I almost cheered when someone asked Rivera to describe himself for people who don’t know him.

“A listener, someone who understands,’’ Rivera said.

That’s a great thing because Fox refused to change or adapt and that's why he's gone. I’m certain general manager Marty Hurney, team president Danny Morrison and owner Jerry Richardson made it clear the Panthers must be much better and much more open minded when it comes to offense.

Rivera said he’s going to stick mostly with the defense and let the assistants he hires handle the offense.

“I’m looking for guys that are going to coach and teach," Rivera said.

That’s a good thing because the Carolina brain trust didn’t feel there was enough teaching or coaching going on at the end of Fox’s tenure. That was needed because the team had gone to a full-blown youth movement. You can bet that Rivera has already given some names of potential offensive coaches to Hurney, Morrison and Richardson. They probably wouldn’t have offered him the job if they didn’t like those names.

Ron Turner, Rob Chudzinski and Marc Trestman are coaches Rivera might target and that’s a good start. Rivera ran through his offensive roster and sounded very satisfied with the offensive line and the running backs. That’s usually as far as Fox’s eyes went on offense.

But Rivera kept going. He talked about the three tight ends -- Jeff King, Dante Rosario and Gary Barnidge -- and said he liked them all and the Panthers could upgrade in the draft or free agency. Rivera also praised young receivers Brandon LaFell and David Gettis. Then he saluted wide receiver Steve Smith's career and said he’d “love to visit with him and see how he’s doing."

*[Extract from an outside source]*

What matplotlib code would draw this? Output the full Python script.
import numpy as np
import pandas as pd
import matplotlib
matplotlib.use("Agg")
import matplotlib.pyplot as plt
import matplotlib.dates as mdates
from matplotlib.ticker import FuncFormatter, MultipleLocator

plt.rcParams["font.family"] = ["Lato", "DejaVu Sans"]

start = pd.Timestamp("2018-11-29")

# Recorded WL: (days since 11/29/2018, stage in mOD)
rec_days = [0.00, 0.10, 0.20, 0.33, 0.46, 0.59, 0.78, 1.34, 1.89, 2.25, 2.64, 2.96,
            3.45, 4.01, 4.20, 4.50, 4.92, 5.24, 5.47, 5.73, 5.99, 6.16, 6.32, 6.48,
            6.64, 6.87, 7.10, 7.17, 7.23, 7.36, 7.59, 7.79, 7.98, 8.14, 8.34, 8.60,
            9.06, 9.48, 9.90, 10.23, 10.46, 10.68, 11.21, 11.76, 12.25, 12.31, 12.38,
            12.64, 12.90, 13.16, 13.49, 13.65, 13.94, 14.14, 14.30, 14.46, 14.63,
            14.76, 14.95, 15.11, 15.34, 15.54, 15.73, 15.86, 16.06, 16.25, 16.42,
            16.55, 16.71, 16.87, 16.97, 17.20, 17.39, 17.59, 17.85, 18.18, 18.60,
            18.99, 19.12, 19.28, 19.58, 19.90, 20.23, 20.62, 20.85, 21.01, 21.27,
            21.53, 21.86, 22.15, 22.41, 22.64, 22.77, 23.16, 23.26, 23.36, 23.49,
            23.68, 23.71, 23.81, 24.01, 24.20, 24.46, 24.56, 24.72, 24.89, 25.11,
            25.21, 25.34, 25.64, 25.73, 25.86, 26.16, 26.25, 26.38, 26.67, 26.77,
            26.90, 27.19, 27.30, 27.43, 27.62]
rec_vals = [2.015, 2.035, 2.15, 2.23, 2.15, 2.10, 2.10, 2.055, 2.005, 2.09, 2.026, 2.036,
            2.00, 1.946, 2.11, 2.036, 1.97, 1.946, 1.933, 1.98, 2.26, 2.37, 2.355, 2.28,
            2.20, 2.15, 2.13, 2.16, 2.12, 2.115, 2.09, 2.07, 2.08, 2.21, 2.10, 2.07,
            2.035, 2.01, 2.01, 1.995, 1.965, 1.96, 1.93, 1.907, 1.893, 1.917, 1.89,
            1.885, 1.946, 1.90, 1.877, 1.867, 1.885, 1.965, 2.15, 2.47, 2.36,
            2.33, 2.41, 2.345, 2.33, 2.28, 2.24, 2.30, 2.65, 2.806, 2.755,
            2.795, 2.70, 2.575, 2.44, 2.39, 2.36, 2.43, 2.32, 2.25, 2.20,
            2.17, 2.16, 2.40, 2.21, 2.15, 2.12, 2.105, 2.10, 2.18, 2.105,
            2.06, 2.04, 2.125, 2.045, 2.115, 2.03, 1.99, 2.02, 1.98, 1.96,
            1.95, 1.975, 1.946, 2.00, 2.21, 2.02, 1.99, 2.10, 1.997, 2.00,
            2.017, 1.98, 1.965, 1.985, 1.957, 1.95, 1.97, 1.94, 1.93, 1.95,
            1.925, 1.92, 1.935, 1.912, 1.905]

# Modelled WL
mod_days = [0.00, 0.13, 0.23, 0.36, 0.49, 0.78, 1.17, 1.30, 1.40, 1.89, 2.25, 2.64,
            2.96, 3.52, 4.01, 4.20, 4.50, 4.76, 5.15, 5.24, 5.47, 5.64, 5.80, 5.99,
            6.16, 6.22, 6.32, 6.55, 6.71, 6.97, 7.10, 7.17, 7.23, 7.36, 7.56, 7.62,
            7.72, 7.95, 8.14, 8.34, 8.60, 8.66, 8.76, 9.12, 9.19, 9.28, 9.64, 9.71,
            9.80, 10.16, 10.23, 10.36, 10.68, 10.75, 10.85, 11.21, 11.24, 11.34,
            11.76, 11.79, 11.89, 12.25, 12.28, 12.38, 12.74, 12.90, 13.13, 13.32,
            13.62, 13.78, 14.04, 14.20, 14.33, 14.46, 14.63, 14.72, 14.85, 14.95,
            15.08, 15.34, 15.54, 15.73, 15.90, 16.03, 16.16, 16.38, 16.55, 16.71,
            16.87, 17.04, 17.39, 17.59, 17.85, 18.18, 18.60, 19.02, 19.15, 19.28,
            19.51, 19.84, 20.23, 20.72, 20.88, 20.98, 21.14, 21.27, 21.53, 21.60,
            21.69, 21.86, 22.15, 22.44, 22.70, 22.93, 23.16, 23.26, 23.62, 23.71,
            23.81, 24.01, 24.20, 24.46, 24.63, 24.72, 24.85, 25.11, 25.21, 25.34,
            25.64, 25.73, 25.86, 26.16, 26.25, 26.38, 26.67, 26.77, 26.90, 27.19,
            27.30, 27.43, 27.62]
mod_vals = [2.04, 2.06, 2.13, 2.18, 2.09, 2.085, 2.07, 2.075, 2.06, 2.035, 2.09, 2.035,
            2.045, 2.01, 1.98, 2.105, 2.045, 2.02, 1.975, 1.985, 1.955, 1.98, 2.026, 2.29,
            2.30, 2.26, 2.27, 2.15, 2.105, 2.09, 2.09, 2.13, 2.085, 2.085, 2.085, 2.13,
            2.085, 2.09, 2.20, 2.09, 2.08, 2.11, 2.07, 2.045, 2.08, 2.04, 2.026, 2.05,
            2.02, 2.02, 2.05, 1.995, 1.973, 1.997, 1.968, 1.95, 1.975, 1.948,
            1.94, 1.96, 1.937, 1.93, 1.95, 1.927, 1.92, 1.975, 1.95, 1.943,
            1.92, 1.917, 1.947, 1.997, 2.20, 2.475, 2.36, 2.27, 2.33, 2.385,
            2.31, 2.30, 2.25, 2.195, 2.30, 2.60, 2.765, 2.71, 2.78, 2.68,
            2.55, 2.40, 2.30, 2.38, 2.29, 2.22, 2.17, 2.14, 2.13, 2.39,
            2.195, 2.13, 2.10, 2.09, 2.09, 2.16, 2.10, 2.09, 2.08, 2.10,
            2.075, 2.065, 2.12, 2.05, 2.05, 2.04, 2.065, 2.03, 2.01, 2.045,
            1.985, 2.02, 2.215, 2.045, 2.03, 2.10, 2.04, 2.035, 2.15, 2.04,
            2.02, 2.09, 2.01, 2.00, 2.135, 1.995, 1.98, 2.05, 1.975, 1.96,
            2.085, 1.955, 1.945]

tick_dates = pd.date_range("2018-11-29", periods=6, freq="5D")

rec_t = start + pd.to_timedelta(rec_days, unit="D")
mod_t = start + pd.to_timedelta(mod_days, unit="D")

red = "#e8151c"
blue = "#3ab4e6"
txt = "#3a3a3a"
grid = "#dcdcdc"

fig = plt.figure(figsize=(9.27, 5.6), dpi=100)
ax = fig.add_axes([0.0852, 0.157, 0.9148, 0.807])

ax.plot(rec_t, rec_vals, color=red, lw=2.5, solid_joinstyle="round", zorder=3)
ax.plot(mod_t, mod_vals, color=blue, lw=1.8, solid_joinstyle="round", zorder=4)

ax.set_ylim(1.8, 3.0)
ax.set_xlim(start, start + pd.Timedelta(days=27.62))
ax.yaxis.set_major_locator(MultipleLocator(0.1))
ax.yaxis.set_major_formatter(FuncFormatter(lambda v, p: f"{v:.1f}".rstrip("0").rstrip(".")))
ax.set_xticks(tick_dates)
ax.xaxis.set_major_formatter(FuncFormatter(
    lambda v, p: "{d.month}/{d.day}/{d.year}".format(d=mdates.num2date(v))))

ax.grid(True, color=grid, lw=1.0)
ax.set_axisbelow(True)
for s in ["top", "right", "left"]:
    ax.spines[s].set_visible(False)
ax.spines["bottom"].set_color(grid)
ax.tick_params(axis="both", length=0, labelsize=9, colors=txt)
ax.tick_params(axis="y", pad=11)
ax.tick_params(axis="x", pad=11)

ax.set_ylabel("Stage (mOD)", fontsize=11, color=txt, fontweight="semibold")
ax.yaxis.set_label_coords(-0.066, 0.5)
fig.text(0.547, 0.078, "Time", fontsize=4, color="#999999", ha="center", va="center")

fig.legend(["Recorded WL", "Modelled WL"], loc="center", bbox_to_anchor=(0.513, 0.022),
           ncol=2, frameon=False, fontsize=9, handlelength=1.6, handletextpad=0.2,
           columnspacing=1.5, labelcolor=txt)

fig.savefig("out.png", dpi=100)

That’s important. Smith might be the best player in franchise history. He’s been frustrated by the losing and the team's offensive struggles. Smith has not asked to be traded or released, but team officials have told him to think about his future. They’ve made it clear to him that he’s welcome back if he’s satisfied with the new direction of the team. If not, they’ll accommodate him and trade him.

Smith still has some good years left and Rivera can do himself a favor by winning over the receiver. But that might have to be done over time because Rivera must take care of some other challenges first.

“We need to see if there is a quarterback on this roster that can be that franchise guy that you need,’’ Rivera said.

In other words, Rivera and whoever he hires as his offensive coaches must decide if Jimmy Clausen can be a franchise quarterback. Fox never really gave Clausen a chance in his rookie season. He made Clausen spend much of training camp working behind Hunter Cantwell, who didn’t even make the team.

Fox only turned to Clausen after Matt Moore got off to a disastrous start. Fox benched Clausen twice after that and the offensive system made it impossible to tell if the rookie has any upside.

At the very least, Rivera made it sound like he’s at least open to giving Clausen a chance. The Panthers took a hit when Stanford’s Andrew Luck decided not to enter the draft. The Carolina brass realizes the franchise's hopes can’t be put entirely on Clausen, and it’s certain that another quarterback will be added through the draft or free agency.

That puts Rivera one up on Fox. He’s coming in with an open mind about the offense. He’s not coming in hell bent on using square pegs when you’ve got a bunch of round ones.